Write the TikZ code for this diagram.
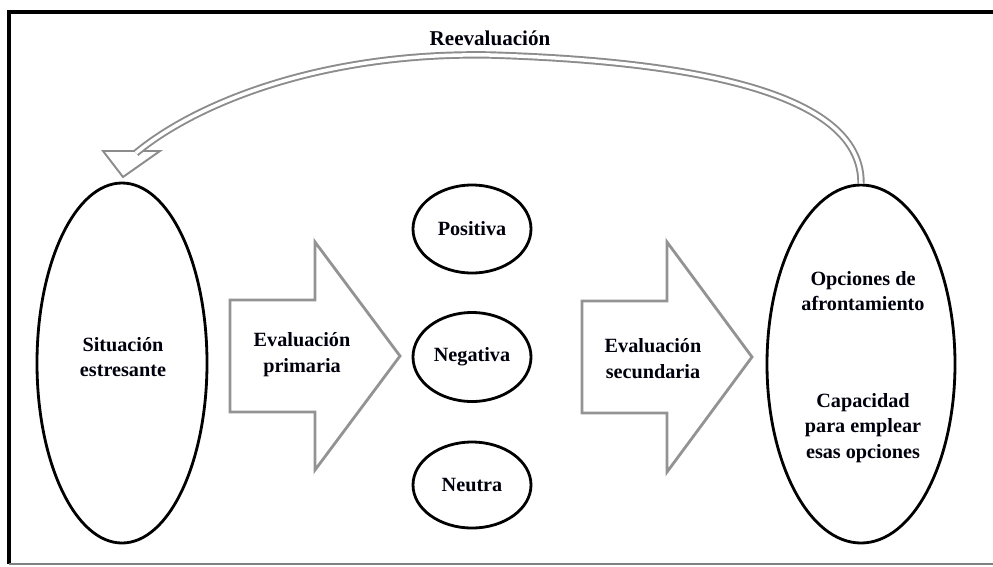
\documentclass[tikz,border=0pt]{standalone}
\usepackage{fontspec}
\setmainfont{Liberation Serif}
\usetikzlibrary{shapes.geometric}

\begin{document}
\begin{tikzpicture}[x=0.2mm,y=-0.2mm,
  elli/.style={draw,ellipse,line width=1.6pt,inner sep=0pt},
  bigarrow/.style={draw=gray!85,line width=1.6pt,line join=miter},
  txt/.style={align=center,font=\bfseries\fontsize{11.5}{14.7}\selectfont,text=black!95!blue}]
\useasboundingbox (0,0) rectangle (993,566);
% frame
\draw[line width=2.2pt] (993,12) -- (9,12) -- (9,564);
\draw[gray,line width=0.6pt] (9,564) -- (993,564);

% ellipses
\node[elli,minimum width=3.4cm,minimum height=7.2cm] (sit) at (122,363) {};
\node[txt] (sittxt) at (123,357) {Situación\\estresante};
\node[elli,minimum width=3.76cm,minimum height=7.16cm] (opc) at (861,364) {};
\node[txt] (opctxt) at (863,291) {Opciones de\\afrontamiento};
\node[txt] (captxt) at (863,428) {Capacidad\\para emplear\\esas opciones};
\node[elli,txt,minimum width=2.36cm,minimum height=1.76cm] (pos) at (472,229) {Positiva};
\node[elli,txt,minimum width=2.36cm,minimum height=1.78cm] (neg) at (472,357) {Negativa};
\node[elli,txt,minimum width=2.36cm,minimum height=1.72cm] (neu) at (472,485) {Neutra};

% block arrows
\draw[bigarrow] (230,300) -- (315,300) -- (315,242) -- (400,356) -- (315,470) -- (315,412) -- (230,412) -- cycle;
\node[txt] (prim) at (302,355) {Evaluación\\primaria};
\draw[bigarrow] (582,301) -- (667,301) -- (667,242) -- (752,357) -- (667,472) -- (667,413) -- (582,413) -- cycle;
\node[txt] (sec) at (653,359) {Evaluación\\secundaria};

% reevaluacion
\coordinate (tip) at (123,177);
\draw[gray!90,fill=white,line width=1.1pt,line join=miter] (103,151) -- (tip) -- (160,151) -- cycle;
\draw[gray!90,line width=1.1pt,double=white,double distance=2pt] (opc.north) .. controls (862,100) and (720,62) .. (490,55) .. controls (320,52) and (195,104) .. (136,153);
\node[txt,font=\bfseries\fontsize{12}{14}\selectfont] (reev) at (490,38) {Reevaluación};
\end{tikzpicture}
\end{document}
···
To do -
Transcribe the full listing character for character. Pictures are excluded.

Output of the exercise -
Write the TikZ code for this diagram.
\documentclass[tikz,border=0pt]{standalone}
\usepackage{fontspec}
\setmainfont{Liberation Serif}
\usetikzlibrary{shapes.geometric}

\begin{document}
\begin{tikzpicture}[x=0.2mm,y=-0.2mm,
  elli/.style={draw,ellipse,line width=1.6pt,inner sep=0pt},
  bigarrow/.style={draw=gray!85,line width=1.6pt,line join=miter},
  txt/.style={align=center,font=\bfseries\fontsize{11.5}{14.7}\selectfont,text=black!95!blue}]
\useasboundingbox (0,0) rectangle (993,566);
% frame
\draw[line width=2.2pt] (993,12) -- (9,12) -- (9,564);
\draw[gray,line width=0.6pt] (9,564) -- (993,564);

% ellipses
\node[elli,minimum width=3.4cm,minimum height=7.2cm] (sit) at (122,363) {};
\node[txt] (sittxt) at (123,357) {Situación\\estresante};
\node[elli,minimum width=3.76cm,minimum height=7.16cm] (opc) at (861,364) {};
\node[txt] (opctxt) at (863,291) {Opciones de\\afrontamiento};
\node[txt] (captxt) at (863,428) {Capacidad\\para emplear\\esas opciones};
\node[elli,txt,minimum width=2.36cm,minimum height=1.76cm] (pos) at (472,229) {Positiva};
\node[elli,txt,minimum width=2.36cm,minimum height=1.78cm] (neg) at (472,357) {Negativa};
\node[elli,txt,minimum width=2.36cm,minimum height=1.72cm] (neu) at (472,485) {Neutra};

% block arrows
\draw[bigarrow] (230,300) -- (315,300) -- (315,242) -- (400,356) -- (315,470) -- (315,412) -- (230,412) -- cycle;
\node[txt] (prim) at (302,355) {Evaluación\\primaria};
\draw[bigarrow] (582,301) -- (667,301) -- (667,242) -- (752,357) -- (667,472) -- (667,413) -- (582,413) -- cycle;
\node[txt] (sec) at (653,359) {Evaluación\\secundaria};

% reevaluacion
\coordinate (tip) at (123,177);
\draw[gray!90,fill=white,line width=1.1pt,line join=miter] (103,151) -- (tip) -- (160,151) -- cycle;
\draw[gray!90,line width=1.1pt,double=white,double distance=2pt] (opc.north) .. controls (862,100) and (720,62) .. (490,55) .. controls (320,52) and (195,104) .. (136,153);
\node[txt,font=\bfseries\fontsize{12}{14}\selectfont] (reev) at (490,38) {Reevaluación};
\end{tikzpicture}
\end{document}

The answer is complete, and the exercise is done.